L’AFP, qui a également pu prendre connaissance du texte révélé par Déchets-infos, confirme qu’il prévoit que l'essentiel des mesures, longuement énumérées dans l'exposé des motifs, soient adoptées «par voie d'ordonnance». L’agence rapporte aussi «selon des sources concordantes» que la secrétaire d'Etat à l’écologie, Brune Poirson, a justifié cette procédure législative la semaine dernière, devant le Conseil national de la transition écologique (CNTE) en expliquant qu’elle visait à éviter que les «lobbies» ne tentent d'influencer les débats parlementaires.
Mais cette méthode suscite l'inquiétude des acteurs concernés. Nicolas Garnier, délégué général de l'association Amorce, qui regroupe des collectivités et des entreprises engagées dans la transition écologique, fait part de sa «perplexité» devant des mesures qui seront en grande partie prises «sans débat parlementaire».
Réemployer, réutiliser ou recycler leurs invendus [mais] sous réserve que cela soit techniquement possible
«On a cinq articles sur le volet consommation pour dire "on a fait un pas vers les associations", mais pour les choses sérieuses, cela va être par ordonnance [...] sans aucune visibilité sur leur contenu», déplore aussi Emile Meunier, avocat spécialisé en droit de l'environnement cité par l’AFP.
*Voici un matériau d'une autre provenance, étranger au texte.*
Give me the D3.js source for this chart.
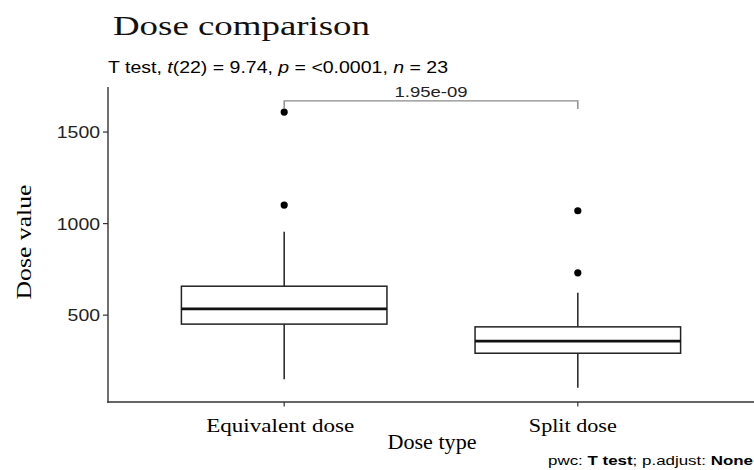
<!DOCTYPE html>
<html>
<head>
<meta charset="utf-8">
<script src="https://cdn.jsdelivr.net/npm/d3@7"></script>
<style>
  html, body { margin: 0; padding: 0; background: #fff; }
  svg { display: block; }
</style>
</head>
<body>
<svg id="chart" width="754" height="470"></svg>
<script>
// ---- data ----
const categories = ["Equivalent dose", "Split dose"];
const q1Values = [451, 292];
const medianValues = [534, 358];
const q3Values = [658, 436];
const whiskerLow = [150, 103];
const whiskerHigh = [955, 622];
const outliers = [[1101, 1609], [731, 1070]];
const yTicks = [500, 1000, 1500];
const bracketValue = 1670;
const bracketLabel = "1.95e-09";
const titleText = "Dose comparison";
const xTitle = "Dose type";
const yTitle = "Dose value";

// ---- layout ----
const panel = { left: 108, right: 754, top: 87, bottom: 402 };
const svg = d3.select("#chart");

const x = d3.scalePoint().domain(categories).range([panel.left, panel.right]).padding(0.6);
const y = d3.scaleLinear().domain([25.6, 1746]).range([panel.bottom, panel.top]);
const boxW = x.step() * 0.7;

const serif = "'Liberation Serif', 'Times New Roman', serif";
const sans = "'Liberation Sans', Arial, sans-serif";

function stretchedText(g, txt, x0, y0, len, size, family, opts = {}) {
  return g.append("text")
    .attr("x", x0).attr("y", y0)
    .attr("font-family", family)
    .attr("font-size", size)
    .attr("fill", opts.fill || "#000")
    .attr("textLength", len)
    .attr("lengthAdjust", "spacingAndGlyphs")
    .text(txt);
}

// Title
stretchedText(svg, titleText, 113, 35, 257, 26.5, serif, { fill: "#111" });

// Subtitle with italic parts
const sub = svg.append("text")
  .attr("x", 108).attr("y", 73)
  .attr("font-family", sans).attr("font-size", 16.5)
  .attr("textLength", 340).attr("lengthAdjust", "spacingAndGlyphs");
[["T test, ", false], ["t", true], ["(22) = 9.74, ", false], ["p", true],
 [" = <0.0001, ", false], ["n", true], [" = 23", false]].forEach(([s, it]) => {
  sub.append("tspan").attr("font-style", it ? "italic" : "normal").text(s);
});

// Boxes
const g = svg.append("g");
categories.forEach((c, i) => {
  const cx = x(c);
  g.append("line").attr("x1", cx).attr("x2", cx)
    .attr("y1", y(q3Values[i])).attr("y2", y(whiskerHigh[i]))
    .attr("stroke", "#222").attr("stroke-width", 1.5);
  g.append("line").attr("x1", cx).attr("x2", cx)
    .attr("y1", y(q1Values[i])).attr("y2", y(whiskerLow[i]))
    .attr("stroke", "#222").attr("stroke-width", 1.5);
  g.append("rect")
    .attr("x", cx - boxW / 2).attr("width", boxW)
    .attr("y", y(q3Values[i])).attr("height", y(q1Values[i]) - y(q3Values[i]))
    .attr("fill", "#fff").attr("stroke", "#222").attr("stroke-width", 1.5);
  g.append("line").attr("x1", cx - boxW / 2).attr("x2", cx + boxW / 2)
    .attr("y1", y(medianValues[i])).attr("y2", y(medianValues[i]))
    .attr("stroke", "#111").attr("stroke-width", 2.8);
  outliers[i].forEach(v => {
    g.append("circle").attr("cx", cx).attr("cy", y(v)).attr("r", 3.6).attr("fill", "#000");
  });
});

// Axes
const axisColor = "#333";
svg.append("line").attr("x1", panel.left).attr("x2", panel.left)
  .attr("y1", panel.top).attr("y2", panel.bottom + 0.7)
  .attr("stroke", axisColor).attr("stroke-width", 1.4);
svg.append("line").attr("x1", panel.left - 0.7).attr("x2", panel.right)
  .attr("y1", panel.bottom).attr("y2", panel.bottom)
  .attr("stroke", axisColor).attr("stroke-width", 1.4);

// y ticks
yTicks.forEach(v => {
  svg.append("line").attr("x1", panel.left - 5).attr("x2", panel.left)
    .attr("y1", y(v)).attr("y2", y(v)).attr("stroke", axisColor).attr("stroke-width", 1.2);
  const label = String(v);
  const len = label.length * 10.8;
  stretchedText(svg, label, 100 - len, y(v) + 6, len, 16.5, sans, { fill: "#222" });
});

// x ticks
categories.forEach(c => {
  svg.append("line").attr("x1", x(c)).attr("x2", x(c))
    .attr("y1", panel.bottom).attr("y2", panel.bottom + 4.5)
    .attr("stroke", axisColor).attr("stroke-width", 1.2);
});
const xLabelLens = [148, 88];
const xLabelOffsets = [-4, -5];
categories.forEach((c, i) => {
  const cx = x(c) + xLabelOffsets[i];
  stretchedText(svg, c, cx - xLabelLens[i] / 2, 432, xLabelLens[i], 19, serif);
});

// axis titles
stretchedText(svg, xTitle, 432 - 44.5, 449, 89, 20, serif);
svg.append("text")
  .attr("transform", "translate(31, 242) rotate(-90)")
  .attr("x", -57.5).attr("y", 0)
  .attr("font-family", serif).attr("font-size", 22)
  .attr("textLength", 115).attr("lengthAdjust", "spacingAndGlyphs")
  .text(yTitle);

// bracket
const bx1 = x(categories[0]), bx2 = x(categories[1]), by = y(bracketValue);
svg.append("path")
  .attr("d", `M${bx1},${by + 8}V${by}H${bx2}V${by + 8}`)
  .attr("fill", "none").attr("stroke", "#8a8a8a").attr("stroke-width", 1.4);
stretchedText(svg, bracketLabel, (bx1 + bx2) / 2 - 36.5, by - 4, 73, 14.5, sans, { fill: "#222" });

// caption
const cap = svg.append("text")
  .attr("x", 548).attr("y", 465)
  .attr("font-family", sans).attr("font-size", 12.5)
  .attr("textLength", 205).attr("lengthAdjust", "spacingAndGlyphs");
[["pwc: ", false], ["T test", true], ["; p.adjust: ", false], ["None", true]].forEach(([s, b]) => {
  cap.append("tspan").attr("font-weight", b ? "bold" : "normal").text(s);
});
</script>
</body>
</html>
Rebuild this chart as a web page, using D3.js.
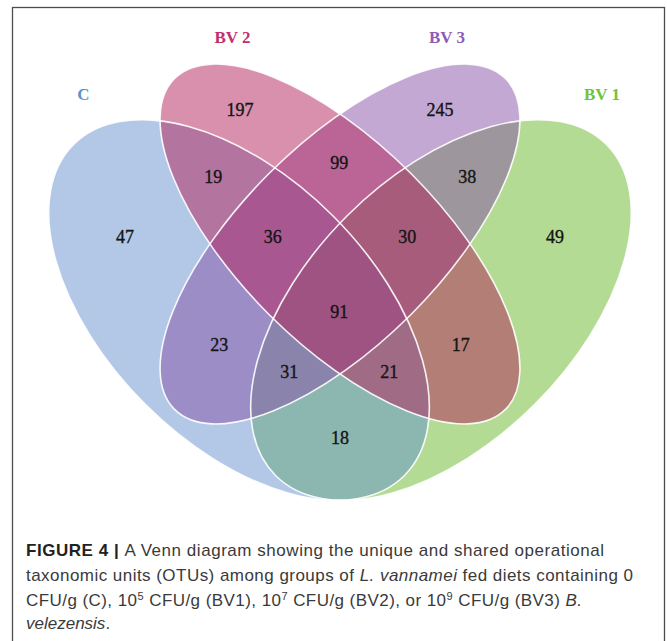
<!DOCTYPE html>
<html>
<head>
<meta charset="utf-8">
<script src="https://cdn.jsdelivr.net/npm/d3@7"></script>
<style>
  html, body { margin: 0; padding: 0; background: #ffffff; }
  svg { display: block; }
</style>
</head>
<body>
<div id="chart"></div>
<script>
// ---------- data ----------
const setNames = ["C", "BV 1", "BV 2", "BV 3"];
// region membership (which sets) and OTU counts
const regionSets = [
  ["C"], ["BV 2"], ["BV 3"], ["BV 1"],
  ["C", "BV 2"], ["BV 2", "BV 3"], ["BV 3", "BV 1"],
  ["C", "BV 2", "BV 3"], ["BV 2", "BV 3", "BV 1"], ["C", "BV 1", "BV 2", "BV 3"],
  ["C", "BV 3"], ["BV 2", "BV 1"],
  ["C", "BV 3", "BV 1"], ["C", "BV 2", "BV 1"], ["C", "BV 1"]
];
const regionCounts = [47, 197, 245, 49, 19, 99, 38, 36, 30, 91, 23, 17, 31, 21, 18];

// ---------- layout (diagram units -> pixels via scales) ----------
const W = 667, H = 641;
const x = d3.scaleLinear().domain([0, 1]).range([0, 680]);
const y = d3.scaleLinear().domain([0, 1]).range([0, 680]);

// ellipse geometry in diagram units (drawn in this order)
const ellipseSet = ["BV 1", "C", "BV 3", "BV 2"];
const ellipseCx  = [0.6485, 0.3515, 0.5, 0.5];
const ellipseCy  = [0.4559, 0.4559, 0.3588, 0.3588];
const ellipseA   = [0.3441, 0.3441, 0.3441, 0.3441];
const ellipseB   = [0.1956, 0.1956, 0.1471, 0.1471];
const ellipseRot = [-45, 45, -45, 45];
const setColor = {"C": "#6591cd", "BV 1": "#67b727", "BV 2": "#b32159", "BV 3": "#8751a7"};
const labelColor = {"C": "#5f8fd0", "BV 1": "#72c23a", "BV 2": "#c2306b", "BV 3": "#8f5cb3"};

// count label anchor positions (diagram units)
const regionLx = [0.1838, 0.3529, 0.6471, 0.8162, 0.3137, 0.4990, 0.6872, 0.4010, 0.5990, 0.4990, 0.3225, 0.6775, 0.4254, 0.5725, 0.5];
const regionLy = [0.3481, 0.1618, 0.1618, 0.3481, 0.2599, 0.2402, 0.2599, 0.3490, 0.3490, 0.4584, 0.5074, 0.5074, 0.5466, 0.5466, 0.6446];

// set title positions
const titleX = [0.1228, 0.8853, 0.3419, 0.6574];
const titleY = [0.1471, 0.1471, 0.0625, 0.0625];

const svg = d3.select("#chart").append("svg")
  .attr("width", W).attr("height", H)
  .attr("viewBox", `0 0 ${W} ${H}`);

svg.append("rect").attr("width", W).attr("height", H).attr("fill", "#fff");

// frame
svg.append("rect")
  .attr("x", 12.5).attr("y", 7.5)
  .attr("width", 652).attr("height", 720)
  .attr("fill", "none").attr("stroke", "#4d4d4d").attr("stroke-width", 1.3);

const gE = svg.append("g");
const eData = ellipseSet.map((s, i) => ({
  set: s, cx: x(ellipseCx[i]), cy: y(ellipseCy[i]),
  rx: x(ellipseA[i]), ry: x(ellipseB[i]), rot: ellipseRot[i]
}));

gE.selectAll("ellipse.fill").data(eData).join("ellipse")
  .attr("class", "fill")
  .attr("cx", d => d.cx).attr("cy", d => d.cy)
  .attr("rx", d => d.rx).attr("ry", d => d.ry)
  .attr("transform", d => `rotate(${d.rot} ${d.cx} ${d.cy})`)
  .attr("fill", d => setColor[d.set])
  .attr("fill-opacity", 0.5);

gE.selectAll("ellipse.outline").data(eData).join("ellipse")
  .attr("class", "outline")
  .attr("cx", d => d.cx).attr("cy", d => d.cy)
  .attr("rx", d => d.rx).attr("ry", d => d.ry)
  .attr("transform", d => `rotate(${d.rot} ${d.cx} ${d.cy})`)
  .attr("fill", "none")
  .attr("stroke", "#ffffff")
  .attr("stroke-opacity", 0.9)
  .attr("stroke-width", 1.6);

// counts
svg.append("g").selectAll("text").data(regionCounts).join("text")
  .attr("x", (d, i) => x(regionLx[i]))
  .attr("y", (d, i) => y(regionLy[i]))
  .attr("text-anchor", "middle")
  .attr("dominant-baseline", "central")
  .attr("font-family", "'Liberation Serif', 'DejaVu Serif', serif")
  .attr("font-size", 18)
  .attr("fill", "#151515")
  .attr("stroke", "#151515")
  .attr("stroke-width", 0.35)
  .text(d => d);

// set titles
svg.append("g").selectAll("text").data(setNames).join("text")
  .attr("x", (d, i) => x(titleX[i]))
  .attr("y", (d, i) => y(titleY[i]))
  .attr("text-anchor", "middle")
  .attr("font-family", "'Liberation Serif', 'DejaVu Serif', serif")
  .attr("font-weight", "bold")
  .attr("font-size", 17)
  .attr("fill", d => labelColor[d])
  .text(d => d);

// caption
const cap = svg.append("g")
  .attr("font-family", "'Liberation Sans', Arial, sans-serif")
  .attr("font-size", 17)
  .attr("fill", "#3a3a3a");

const capX = 26;
const l1 = cap.append("text").attr("x", capX).attr("y", 556)
  .attr("textLength", 578).attr("lengthAdjust", "spacing");
l1.append("tspan").attr("font-weight", 700).attr("fill", "#222").text("FIGURE 4 | ");
l1.append("tspan").text("A Venn diagram showing the unique and shared operational");

const l2 = cap.append("text").attr("x", capX).attr("y", 581)
  .attr("textLength", 607).attr("lengthAdjust", "spacing");
l2.append("tspan").text("taxonomic units (OTUs) among groups of ");
l2.append("tspan").attr("font-style", "italic").text("L. vannamei");
l2.append("tspan").text(" fed diets containing 0");

const l3 = cap.append("text").attr("x", capX).attr("y", 605.5)
  .attr("textLength", 556).attr("lengthAdjust", "spacing");
const parts3 = [["CFU/g (C), 10", false], ["5", true], [" CFU/g (BV1), 10", false], ["7", true],
                [" CFU/g (BV2), or 10", false], ["9", true], [" CFU/g (BV3) ", false]];
let prevSup = false;
parts3.forEach(([t, sup]) => {
  const ts = l3.append("tspan").text(t);
  if (sup) ts.attr("font-size", 11).attr("dy", -6);
  else ts.attr("dy", prevSup ? 6 : 0);
  prevSup = sup;
});
l3.append("tspan").attr("font-style", "italic").text("B.");

const l4 = cap.append("text").attr("x", capX).attr("y", 629);
l4.append("tspan").attr("font-style", "italic").text("velezensis");
l4.append("tspan").text(".");
</script>
</body>
</html>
Du côté des industriels du recyclage, on se dit «dans l'expectative». Et Jean-Philippe Carpentier, président de la Federec qui regroupe les entreprises de recyclage, a déclaré à l’agence : «Les ordonnances ne nous rassurent pas sur la transparence.»
Valérie Fayard, directrice générale adjointe d’Emmaus, se félicite, elle, d’avoir obtenu gain de cause. Son association, en effet, milite pour une interdiction aux entreprises de la filière textile de jeter ou éliminer les invendus. Mais elle remarque que, dans le texte du projet, cette disposition est conditionnée.
La loi obligerait en effet les producteurs, importateurs et distributeurs du secteur des produits textiles à «réemployer, réutiliser ou recycler leurs invendus [mais] sous réserve que cela soit techniquement possible». Une réserve qui fait douter Valérie Fayard, selon laquelle «c’est une notion floue qui peut devenir une faille».